Der 20-jährige Bruno Breguet hat seine Mutter gebeten, ihm zwei Stoffgürtel zu nähen für die Reise nach Israel. Er wolle damit Bücher transportieren. Jetzt aber trägt er zehn Päckchen Sprengstoff auf sich. Dazu in der Tasche einen als Zigarettenpackung getarnten Zünder und eine Armbanduhr, die zu einer Präzisionsuhr umgebaut worden ist. Er soll den Shalom Tower in Tel Aviv sprengen, der Anschlag zielt auf das Warenhaus im Parterre. Doch die Zöllner wissen Bescheid und verhaften ihn.
Gespräche mit Weggefährten
Es ist der 20. Februar 1970, die Welt ist erschüttert vom Terrorismus, der seit der Niederlage im Sechstagekrieg von 1967 von der palästinensischen PLO und ihren Splittergruppen ausgeht. Und die Schweiz staunt. Wer ist dieser Bruno Breguet mit seinem «schönen feingeschnittenen Gesicht mit abwechselnd träumerisch und erheitert blickenden Augen», wie ihn die linksliberale Basler «National-Zeitung» beim Prozess geradezu begeistert beschreibt.
Historiker Adrian Hänni, Spezialist für Geheimdienste, Propaganda und Terrorismus, hat viele Gespräche mit Weggefährten geführt und Archive ausgewertet. In seiner Biografie über den Terroristen, der später zum CIA-Agenten wird und 1995 spurlos verschwindet, wird eine Zeit voller Angst lebendig. Und eine Zeit, in der jugendlicher Idealismus mehr und mehr zum schmutzigen Geschäft wird.
Als Idealist tritt Bruno Breguet aus Minusio ins Leben. Der sanfte, freundliche, aber auch verschlossene Gymnasiast verschlingt die Schriften von Che Guevara sowie von sozialistischen und antikolonialistischen Vordenkern und schreckt auf, als der Nahostkonflikt auch die Schweiz erfasst.

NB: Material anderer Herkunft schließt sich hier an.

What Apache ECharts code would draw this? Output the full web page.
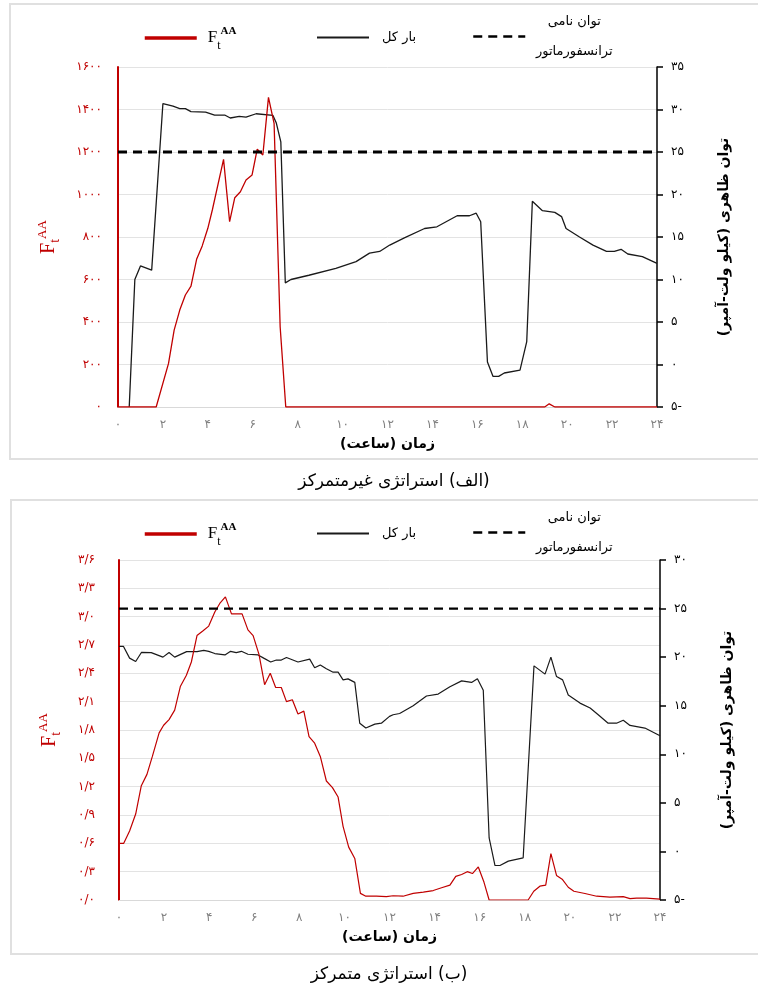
<!DOCTYPE html>
<html>
<head>
<meta charset="utf-8">
<script src="https://cdn.jsdelivr.net/npm/echarts@6/dist/echarts.min.js"></script>
<style>
html,body{margin:0;padding:0;background:#fff;}
#chart{width:758px;height:991px;}
</style>
</head>
<body>
<div id="chart"></div>
<script>
// ---------- DATA ----------
// Panel A (decentralized strategy)
const aLoadHours = [0.5,0.75,1.0,1.5,2.0,2.45,2.75,3.0,3.25,3.9,4.3,4.75,5.0,5.4,5.7,6.15,6.9,7.05,7.25,7.45,7.7,8.5,9.7,10.6,11.2,11.65,12.1,12.75,13.65,14.2,15.1,15.65,15.95,16.15,16.45,16.7,16.95,17.2,17.9,18.2,18.45,18.9,19.45,19.75,19.95,20.55,21.15,21.75,22.1,22.4,22.7,23.35,24];
const aLoad = [-5,10,11.6,11.1,30.7,30.4,30.1,30.1,29.75,29.7,29.35,29.35,29.0,29.2,29.1,29.5,29.3,28.4,26.2,9.6,10.0,10.5,11.3,12.1,13.1,13.3,14.05,14.9,16.0,16.2,17.5,17.5,17.8,16.8,0.3,-1.4,-1.4,-1.0,-0.65,2.7,19.2,18.1,17.9,17.4,16.0,15.0,14.05,13.3,13.3,13.55,13.0,12.7,11.9];
const aFHours = [0,1.7,2.25,2.5,2.75,3.0,3.25,3.5,3.75,4.0,4.2,4.7,4.97,5.2,5.45,5.7,5.97,6.2,6.45,6.7,6.95,7.22,7.47,19.0,19.2,19.45,24];
const aF = [0,0,205,362,456,527,569,695,758,841,927,1165,872,985,1013,1068,1092,1213,1186,1457,1335,378,0,0,15,0,0];

// Panel B (centralized strategy)
const bLoadHours = [0,0.2,0.47,0.74,1.0,1.43,1.95,2.22,2.47,3.0,3.46,3.76,3.98,4.25,4.7,4.95,5.2,5.43,5.72,6.17,6.42,6.73,6.98,7.2,7.43,7.94,8.46,8.68,8.93,9.2,9.5,9.72,9.94,10.16,10.46,10.68,10.95,11.35,11.64,12.0,12.16,12.45,13.05,13.64,14.16,14.68,15.2,15.64,15.9,16.16,16.42,16.68,16.9,17.27,17.93,18.41,18.9,19.16,19.41,19.68,19.93,20.45,20.9,21.26,21.7,22.07,22.37,22.67,23.33,24];
const bLoad = [21.1,21.1,19.9,19.55,20.5,20.47,20.0,20.47,20.0,20.57,20.57,20.7,20.6,20.37,20.23,20.6,20.47,20.6,20.3,20.23,19.9,19.5,19.7,19.7,19.96,19.5,19.8,18.9,19.2,18.8,18.45,18.45,17.66,17.76,17.4,13.2,12.7,13.1,13.2,13.9,14.07,14.2,15.0,16.0,16.2,16.95,17.56,17.4,17.77,16.6,1.39,-1.45,-1.45,-1.0,-0.66,19.1,18.25,20.0,18.0,17.66,16.1,15.27,14.76,14.07,13.2,13.2,13.5,12.97,12.7,11.9];
const bFHours = [0,0.21,0.47,0.74,0.99,1.24,1.48,1.78,1.98,2.22,2.47,2.72,2.99,3.21,3.46,3.73,3.98,4.25,4.47,4.72,4.99,5.21,5.46,5.72,5.95,6.21,6.46,6.71,6.95,7.2,7.43,7.69,7.94,8.2,8.43,8.68,8.93,9.2,9.47,9.72,9.94,10.19,10.46,10.71,10.95,11.42,11.86,12.16,12.6,13.05,13.5,13.94,14.31,14.68,14.94,15.2,15.45,15.68,15.94,16.19,16.42,18.15,18.4,18.67,18.93,19.16,19.41,19.66,19.93,20.18,20.67,21.19,21.78,22.37,22.67,22.96,23.4,24];
const bF = [0.60,0.60,0.73,0.91,1.21,1.33,1.52,1.77,1.85,1.91,2.01,2.26,2.38,2.52,2.80,2.85,2.90,3.05,3.14,3.21,3.03,3.03,3.03,2.86,2.80,2.60,2.28,2.40,2.25,2.25,2.10,2.12,1.97,2.00,1.73,1.66,1.52,1.26,1.19,1.09,0.78,0.56,0.44,0.07,0.04,0.04,0.035,0.045,0.04,0.07,0.083,0.10,0.13,0.157,0.25,0.27,0.30,0.28,0.35,0.19,0.0,0.0,0.093,0.146,0.157,0.49,0.26,0.22,0.135,0.093,0.069,0.04,0.03,0.035,0.015,0.02,0.02,0.01];

// Transformer rated power (kVA)
const ratedHours = [0,24];
const ratedPower = [25,25];

// Text
const RLM = '\u200F';
const nameF = 'FtAA';
const nameLoad = 'بار کل';
const nameRated = 'توان نامی ترانسفورماتور';
const xAxisTitle = 'زمان (ساعت)';
const yRightTitle = 'توان ظاهری (کیلو ولت-آمپر)';
const captionA = '(الف) استراتژی غیرمتمرکز';
const captionB = '(ب) استراتژی متمرکز';

// ---------- HELPERS ----------
const faDigits = '۰۱۲۳۴۵۶۷۸۹';
function toFa(s){ return String(s).replace(/[0-9]/g, d => faDigits[+d]); }
function fmtInt(v){ return v < 0 ? toFa(Math.abs(v)) + '-' : toFa(v); }
function fmtDec(v){ return toFa(v.toFixed(1)).replace('.', '/'); }
function pairs(xs, ys){ return xs.map((x,i)=>[x, ys[i]]); }
function rtl(s){ return RLM + s + RLM; }

const RED = '#C00000';
const FA_FONT = '"DejaVu Sans", "Noto Sans", sans-serif';
const SERIF = '"Liberation Serif", "DejaVu Serif", serif';

const fRich = {
  F: {fontFamily: SERIF, fontSize: 17, lineHeight: 24, verticalAlign: 'middle'},
  t: {fontFamily: SERIF, fontSize: 12, verticalAlign: 'bottom', padding: [0,0,-2,0]},
  a: {fontFamily: SERIF, fontSize: 11, fontWeight: 'bold', verticalAlign: 'top', padding: [0,0,0,0]}
};

function legendsFor(yIcon){
  const common = {itemWidth: 52, itemHeight: 14, itemGap: 0, selectedMode: false,
                  itemStyle: {opacity: 0}};
  return [
    Object.assign({data: [nameF], left: 138, top: yIcon - 12,
     lineStyle: {width: 3.5},
     formatter: () => '{F|F}{t|t}{a|AA}',
     textStyle: {color: '#000', padding: [0,0,0,6], rich: fRich}}, common),
    Object.assign({data: [nameLoad], left: 311, top: yIcon - 7,
     lineStyle: {width: 2},
     formatter: n => rtl(n),
     textStyle: {color: '#000', fontSize: 13, fontFamily: FA_FONT, padding: [0,0,0,8]}}, common),
    Object.assign({data: [nameRated], left: 467, top: yIcon - 23,
     lineStyle: {width: 2.5},
     formatter: () => '{r|' + rtl('توان نامی') + '}\n{r|' + rtl('ترانسفورماتور') + '}',
     textStyle: {color: '#000', fontFamily: FA_FONT, padding: [0,0,0,0],
       rich: {r: {fontSize: 13, fontFamily: FA_FONT, lineHeight: 30, width: 88, align: 'center'}}}}, common)
  ];
}

function xAxisFor(g){
  return {
    gridIndex: g, type: 'value', min: 0, max: 24, interval: 2,
    axisLine: {show: true, lineStyle: {color: '#d9d9d9'}},
    axisTick: {show: false}, splitLine: {show: false},
    axisLabel: {color: '#808080', fontSize: 12, margin: 12, fontFamily: FA_FONT, formatter: v => toFa(v)},
    name: rtl(xAxisTitle), nameLocation: 'middle', nameGap: 30,
    nameTextStyle: {color: '#000', fontWeight: 'bold', fontSize: 14, fontFamily: FA_FONT}
  };
}
function leftAxisFor(g, max, interval, fmt, margin){
  return {
    gridIndex: g, type: 'value', position: 'left', min: 0, max: max, interval: interval,
    axisLine: {show: true, lineStyle: {color: RED, width: 2}},
    axisTick: {show: false},
    axisLabel: {color: RED, fontSize: 12, margin: margin, fontFamily: FA_FONT, formatter: fmt},
    splitLine: {show: true, lineStyle: {color: '#e3e3e3', width: 1}},
    name: '{F|F}{t|t}{a|AA}', nameLocation: 'middle', nameRotate: 90, nameGap: 56,
    nameTextStyle: {color: RED, rich: {
      F: {fontFamily: SERIF, fontSize: 20, color: RED, lineHeight: 26},
      t: {fontFamily: SERIF, fontSize: 14, color: RED, verticalAlign: 'bottom'},
      a: {fontFamily: SERIF, fontSize: 13, color: RED, verticalAlign: 'top'}
    }}
  };
}
function rightAxisFor(g, min, max){
  return {
    gridIndex: g, type: 'value', position: 'right', min: min, max: max, interval: 5,
    axisLine: {show: true, lineStyle: {color: '#000', width: 1.5}},
    axisTick: {show: true, length: 6, lineStyle: {color: '#000', width: 1.5}},
    axisLabel: {color: '#000', fontSize: 12, margin: 14, fontFamily: FA_FONT, formatter: fmtInt},
    splitLine: {show: false},
    name: rtl(yRightTitle), nameLocation: 'middle', nameRotate: 90, nameGap: 60,
    nameTextStyle: {color: '#000', fontWeight: 'bold', fontSize: 14, fontFamily: FA_FONT}
  };
}

const chart = echarts.init(document.getElementById('chart'), null, {renderer: 'canvas'});
chart.setOption({
  backgroundColor: '#fff',
  animation: false,
  graphic: [
    {type: 'rect', shape: {x: 10, y: 4, width: 760, height: 455}, style: {fill: 'none', stroke: '#e0e0e0', lineWidth: 2}, z: -1},
    {type: 'rect', shape: {x: 11, y: 500, width: 760, height: 454}, style: {fill: 'none', stroke: '#e0e0e0', lineWidth: 2}, z: -1}
  ],
  title: [
    {text: rtl(captionA), left: 389, top: 468, textAlign: 'center',
     textStyle: {fontSize: 17, fontWeight: 'normal', color: '#000', fontFamily: FA_FONT}},
    {text: rtl(captionB), left: 384, top: 961, textAlign: 'center',
     textStyle: {fontSize: 17, fontWeight: 'normal', color: '#000', fontFamily: FA_FONT}}
  ],
  legend: legendsFor(33).concat(legendsFor(529)),
  grid: [
    {left: 118, right: 101, top: 67, height: 340},
    {left: 119, right: 98, top: 560, height: 340}
  ],
  xAxis: [xAxisFor(0), xAxisFor(1)],
  yAxis: [
    leftAxisFor(0, 1600, 200, v => toFa(v), 16),
    rightAxisFor(0, -5, 35),
    leftAxisFor(1, 3.6, 0.3, fmtDec, 24),
    rightAxisFor(1, -5, 30)
  ],
  series: [
    {name: nameLoad, type: 'line', xAxisIndex: 0, yAxisIndex: 1, data: pairs(aLoadHours, aLoad),
     symbol: 'none', lineStyle: {color: '#1a1a1a', width: 1.3}, itemStyle: {color: '#1a1a1a'}, z: 3},
    {name: nameF, type: 'line', xAxisIndex: 0, yAxisIndex: 0, data: pairs(aFHours, aF),
     symbol: 'none', lineStyle: {color: RED, width: 1.3}, itemStyle: {color: RED}, z: 4},
    {name: nameRated, type: 'line', xAxisIndex: 0, yAxisIndex: 1, data: pairs(ratedHours, ratedPower),
     symbol: 'none', lineStyle: {color: '#000', width: 3, type: [9, 6]}, itemStyle: {color: '#000'}, z: 5},
    {name: nameLoad, type: 'line', xAxisIndex: 1, yAxisIndex: 3, data: pairs(bLoadHours, bLoad),
     symbol: 'none', lineStyle: {color: '#1a1a1a', width: 1.2}, itemStyle: {color: '#1a1a1a'}, z: 3},
    {name: nameF, type: 'line', xAxisIndex: 1, yAxisIndex: 2, data: pairs(bFHours, bF),
     symbol: 'none', lineStyle: {color: RED, width: 1.2}, itemStyle: {color: RED}, z: 4},
    {name: nameRated, type: 'line', xAxisIndex: 1, yAxisIndex: 3, data: pairs(ratedHours, ratedPower),
     symbol: 'none', lineStyle: {color: '#000', width: 2.2, type: [9, 6]}, itemStyle: {color: '#000'}, z: 5}
  ]
});
</script>
</body>
</html>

Im Februar 1969 nimmt am Flughafen Zürich ein Kommando der palästinensischen PFLP eine Linienmaschine der israelischen El Al unter Feuer. Der Prozess gegen die Attentäter empört Breguet. Er meldet sich bei der Arabischen Liga, reist nach Beirut, besucht Flüchtlingslager und lässt sich für jenes Attentat gewinnen, das ihn für sieben Jahre ins Gefängnis bringt.
Die Prominenz setzt sich für seine Freilassung ein
Mittlerweile ist er zum Idol geworden, für dessen Freilassung sich nicht nur der Bundesrat, sondern auch Prominente wie Jean-Paul Sartre, Michel Foucault, Friedrich Dürrenmatt oder Max Frisch einsetzen. Trotz schriftlich vereinbartem Gewalt- verzicht plant Breguet weiter Attentate und legt Bomben, jetzt im Dienste des Terroristen Carlos. Um politische Ideale geht es jetzt nicht mehr, sondern um Schutzgelderpressungen, Waffenhandel und Auftragsmorde für arabische Despoten und osteuropäische Geheimdienste.
Dass ihn das zunehmend abstösst, mag ein Grund gewesen sein für Bruno Breguets abrupten Seitenwechsel zur CIA. Mittlerweile Vater geworden, will er vielleicht auch nur seiner Familie ein festes Einkommen sichern. Die CIA, bei der er sich 1991 meldet, kann seine Dienste brauchen. Denn Bruno Breguet wird mithelfen, sie zu Carlos zu führen, der heute in einem französischen Gefängnis sitzt. Was aber ist mit Bruno Breguet geschehen? Dieses Rätsel bleibt ungelöst.